What you are asked to do
Exactly retype the lines from the top of the data through the line containing "(0,0) rectangle (636,423);", leaving out every picture.

Source material
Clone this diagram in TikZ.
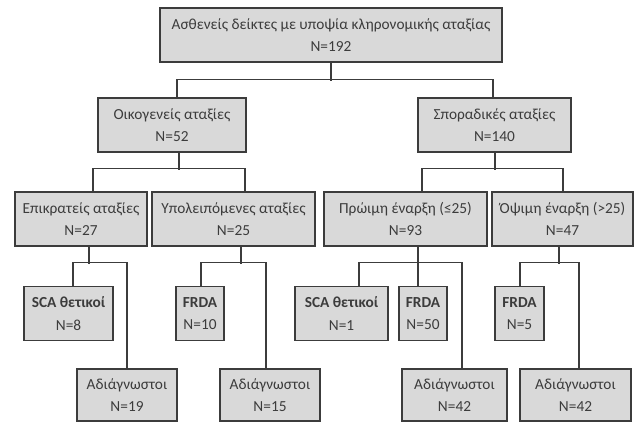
\documentclass[tikz,border=0pt]{standalone}
\usepackage{fontspec}
\setmainfont{Carlito}
\usetikzlibrary{calc}

\definecolor{boxgray}{HTML}{D9D9D9}
\definecolor{inkgray}{HTML}{3C3C3C}

\begin{document}
\begin{tikzpicture}[x = 0.75pt,
                    y = -0.75pt,
                    color = inkgray]
% style of boxes and links
\tikzset{box/.style={draw=inkgray,fill=boxgray,line width=0.9pt,align=center,
                     inner sep=0pt,minimum height=54*0.75pt,
                     font=\fontsize{11.5}{17}\selectfont,text=inkgray},
         wd/.style={minimum width=#1*0.75pt},
         link/.style={draw=inkgray,line width=0.9pt}}
\useasboundingbox (0,0) rectangle (636,423);

%level 0
\node[box,wd=342] (top) at (331,35) {Ασθενείς δείκτες με υποψία κληρονομικής αταξίας\\N=192};
%level 1
\node[box,wd=148] (oik) at (172,125) {Οικογενείς αταξίες\\N=52};
\node[box,wd=153] (spo) at (494.5,125) {Σποραδικές αταξίες\\N=140};
%level 2
\node[box,wd=132] (epi) at (81,219) {Επικρατείς αταξίες\\N=27};
\node[box,wd=163] (ypo) at (233.5,219) {Υπολειπόμενες αταξίες\\N=25};
\node[box,wd=163] (pro) at (405.5,219) {Πρώιμη έναρξη (≤25)\\N=93};
\node[box,wd=141] (ops) at (562.5,219) {Όψιμη έναρξη (>25)\\N=47};
%level 3
\node[box,wd=89] (scaA) at (68.5,313.5) {\textbf{SCA θετικοί}\\N=8};
\node[box,wd=48] (frdaA) at (200,313.5) {\textbf{FRDA}\\N=10};
\node[box,wd=93] (scaB) at (341.5,313.5) {\textbf{SCA θετικοί}\\N=1};
\node[box,wd=48] (frdaB) at (423,313.5) {\textbf{FRDA}\\N=50};
\node[box,wd=49] (frdaC) at (519.5,313.5) {\textbf{FRDA}\\N=5};
%level 4
\node[box,wd=100,minimum height=52*0.75pt] (adiA) at (127,395) {Αδιάγνωστοι\\N=19};
\node[box,wd=100,minimum height=52*0.75pt] (adiB) at (270,395) {Αδιάγνωστοι\\N=15};
\node[box,wd=105,minimum height=52*0.75pt] (adiC) at (454.5,395) {Αδιάγνωστοι\\N=42};
\node[box,wd=111,minimum height=52*0.75pt] (adiD) at (575.5,395) {Αδιάγνωστοι\\N=42};

%links from top
\draw[link] (top.south) -- ++(0,18);
\draw[link] ($(oik.north)+(5,0)$) -- ++(0,-18) -| ($(spo.north)+(-1.5,0)$);
%links from oik
\draw[link] ($(oik.south)+(7,0)$) -- ++(0,17);
\draw[link] ($(epi.north)+(12,0)$) -- ++(0,-23) -| ($(ypo.north)+(11.5,0)$);
%links from spo
\draw[link] ($(spo.south)+(0.5,0)$) -- ++(0,17);
\draw[link] ($(pro.north)+(16.5,0)$) -- ++(0,-23) -| ($(ops.north)+(0.5,0)$);
%links from epi
\draw[link] ($(epi.south)+(8,0)$) -- ++(0,17);
\draw[link] ($(scaA.north)+(4.5,0)$) -- ++(0,-23) -| (adiA.north);
%links from ypo
\draw[link] ($(ypo.south)+(7.5,0)$) -- ++(0,17);
\draw[link] ($(frdaA.north)+(1,0)$) -- ++(0,-23) -| ($(adiB.north)+(-4,0)$);
%links from pro
\draw[link] ($(pro.south)+(12.5,0)$) -- ($(frdaB.north)+(-5,0)$);
\draw[link] ($(scaB.north)+(17.5,0)$) -- ++(0,-23) -| ($(adiC.north)+(7.5,0)$);
%links from ops
\draw[link] ($(ops.south)+(-3.5,0)$) -- ++(0,17);
\draw[link] ($(frdaC.north)+(0.5,0)$) -- ++(0,-23) -| ($(adiD.north)+(3.5,0)$);
\end{tikzpicture}
\end{document}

Solved problem
Clone this diagram in TikZ.
\documentclass[tikz,border=0pt]{standalone}
\usepackage{fontspec}
\setmainfont{Carlito}
\usetikzlibrary{calc}

\definecolor{boxgray}{HTML}{D9D9D9}
\definecolor{inkgray}{HTML}{3C3C3C}

\begin{document}
\begin{tikzpicture}[x = 0.75pt,
                    y = -0.75pt,
                    color = inkgray]
% style of boxes and links
\tikzset{box/.style={draw=inkgray,fill=boxgray,line width=0.9pt,align=center,
                     inner sep=0pt,minimum height=54*0.75pt,
                     font=\fontsize{11.5}{17}\selectfont,text=inkgray},
         wd/.style={minimum width=#1*0.75pt},
         link/.style={draw=inkgray,line width=0.9pt}}
\useasboundingbox (0,0) rectangle (636,423);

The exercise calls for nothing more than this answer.